JMM: Which architects have inspired you?
DFK: This is difficult to say. I am impressed by the quality of design by many architects. Of course there is Mies as the rationalist, whose work I studied at university. But if there is one architect I admire the most, it is Louis Kahn. His dedication to architecture is so unique and inspiring to me.
JMM: Architecture school can be very competitive. Was it difficult studying in Germany?
DFK: I tried not to be the best, but to have a good project. Everyone said, You don’t want to build a skyscraper? You don’t want to build a huge villa? I said, No, nobody needs it in Gando. My greatest concern was to learn how to use very simple techniques to do something for my community, and to be able to teach people these techniques. I started to look at brick production, to study how people built in Europe’s past, and from there I discovered the longest-lasting things are not high-tech but are made by people with local means.
JMM: Your first project, the Gando primary school, is made of clay bricks. Considering you studied architecture in Europe, were villagers surprised that you wanted to use a traditional material instead of, say, concrete?
DFK: They were thinking the Germans had brainwashed me.
JMM: Once you started building it, and engaging them in the process, I imagine they became receptive. Do they like the school?
DFK: They are really proud; they really love it. We built the first school for 120 pupils, and three years later, we had to make an extension because there was a big demand. Now we have 800 students; we’re going to have 1,000 next year. For you, here in the U.S., it may seem like it’s nothing. But for my village in Burkina Faso, it is significant.
JMM: You must feel satisfied.
DFK: More than that. I am proud of my people, that we have done this together.
JMM: Are you working on other projects in Gando?
DFK: I am building a library, which is under construction. I look forward to being able to build a high school. The government has agreed to send the teachers, so I don’t have to worry about that; I just need to construct the building. And then, I am looking forward to building a women’s center. It would empower women and help them become more economically independent, because women suffer the most in developing countries. It is going to be my most important project.
JMM: Do you have funding?
DFK: I am still waiting for complete sponsorship. I want somebody who really understands what we are doing. I am really connected to this project. I need 100,000 euros. It’s not a lot of money when you regard what it can be.

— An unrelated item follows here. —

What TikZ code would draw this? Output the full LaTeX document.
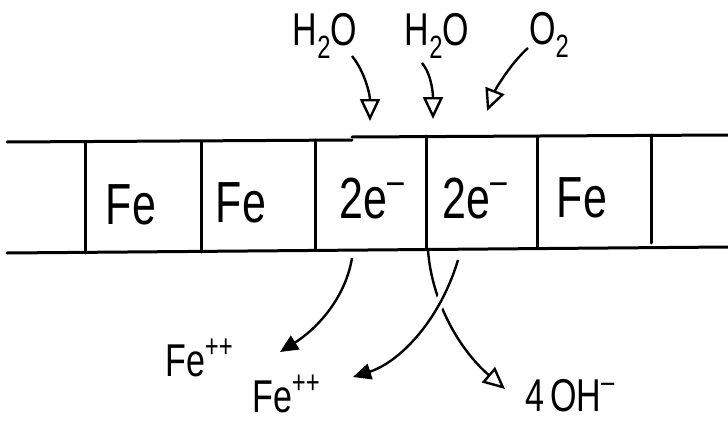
\documentclass[tikz,border=0pt]{standalone}
\usepackage{fontspec}
\setmainfont{Liberation Sans}
\usepackage{graphicx}
\usetikzlibrary{arrows.meta}
\tikzset{
  wall/.style={line width=3pt, line cap=round},
  flow/.style={line width=2.4pt},
  openhead/.style={-{Triangle[open,length=22pt,width=20pt,line width=2.4pt]}},
  fillhead/.style={-{Triangle[length=18pt,width=16pt]}},
  big/.style={font=\fontsize{58}{58}\selectfont, inner sep=0pt},
  mid/.style={font=\fontsize{46}{46}\selectfont, inner sep=0pt},
}
\newcommand\narrowtxt[1]{\scalebox{0.74}[1]{#1}}
\newcommand\upidx[1]{\raisebox{0.42em}{\scalebox{0.7}{#1}}}
\newcommand\lowidx[1]{\raisebox{-0.28em}{\scalebox{0.7}{#1}}}
\begin{document}
\begin{tikzpicture}[x=1pt,y=-1pt]
\useasboundingbox (0,0) rectangle (728,423);
% strip walls
\draw[wall] (7,142) -- (352,140);
\draw[wall] (352,137) -- (728,135);
\draw[wall] (7,253) -- (728,247);
\draw[wall] (85,142) -- (85,253);
\draw[wall] (201,141) -- (201,252);
\draw[wall] (315,140) -- (315,250);
\draw[wall] (426,136) -- (426,248);
\draw[wall] (537,136) -- (537,247);
\draw[wall] (651,135) -- (651,243);
% cell texts
\node[big] (fe1) at (131,205) {\narrowtxt{Fe}};
\node[big] (fe2) at (241,203) {\narrowtxt{Fe}};
\node[big] (el1) at (372,199) {\narrowtxt{2e\upidx{--}}};
\node[big] (el2) at (475,199) {\narrowtxt{2e\upidx{--}}};
\node[big] (fe3) at (582,198) {\narrowtxt{Fe}};
% top labels
\node[mid] (w1) at (325,36) {\narrowtxt{H\lowidx{2}O}};
\node[mid] (w2) at (437,36) {\narrowtxt{H\lowidx{2}O}};
\node[mid] (ox) at (549,35) {\narrowtxt{O\lowidx{2}}};
% bottom labels
\node[mid] (fp1) at (199,358) {\narrowtxt{Fe\upidx{++}}};
\node[mid] (fp2) at (286,394) {\narrowtxt{Fe\upidx{++}}};
\node[mid] (oh) at (570,396) {\narrowtxt{4\,OH\upidx{--}}};
% arrow end points
\coordinate (t1) at (370,121);
\coordinate (t2) at (433,119);
\coordinate (t3) at (487,111);
\coordinate (w1s) at (352,56);
\coordinate (w2s) at (422,63);
\coordinate (oxs) at (528,48);
\coordinate (s1) at (352,258);
\coordinate (s2) at (458,260);
\coordinate (s3) at (428,250);
\coordinate (e1) at (280,352);
\coordinate (e2) at (353,377);
\coordinate (e3) at (505,389);
% top arrows
\draw[flow,openhead] (w1s) .. controls (365,72) and (370,95) .. (t1);
\draw[flow,openhead] (w2s) .. controls (432,75) and (433,95) .. (t2);
\draw[flow,openhead] (oxs) .. controls (512,62) and (496,88) .. (t3);
% bottom arrows
\draw[flow,fillhead] (s1) .. controls (345,300) and (315,330) .. (e1);
\draw[flow,openhead] (s3) .. controls (432,305) and (462,352) .. (e3);
\draw[flow,fillhead,preaction={draw=white,line width=10pt,-}] (s2) .. controls (440,320) and (400,362) .. (e2);
\end{tikzpicture}
\end{document}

JMM: You now have commissions outside of your homeland — a park in China, for instance, and a permanent exhibit for the International Red Cross and Red Crescent Museum in Switzerland. Why are you expanding the scope of your work?
DFK: I have to lead a life, and I need this money to keep developing ideas for my people. When you earn the money yourself, you can use it how you like.
JMM: Do you think it’s good when Western architects come work in Africa?
DFK: Yes, when it’s a convergence, an exchange. When you have somebody from the U.S., which has modern knowledge, and someone from my culture, which is traditionally strong — when they work together in a real partnership, it is great.
JMM: Do you think there’s a growing interest in humanitarian design?
DFK: Oh yes. Climate change, the economic crisis, the need for infrastructure — students are seeing there are opportunities to make a difference. And some well-known architects are starting to talk about going back to the root. Everything is interconnected; we are all living in the same world. And you can change your world, step by step.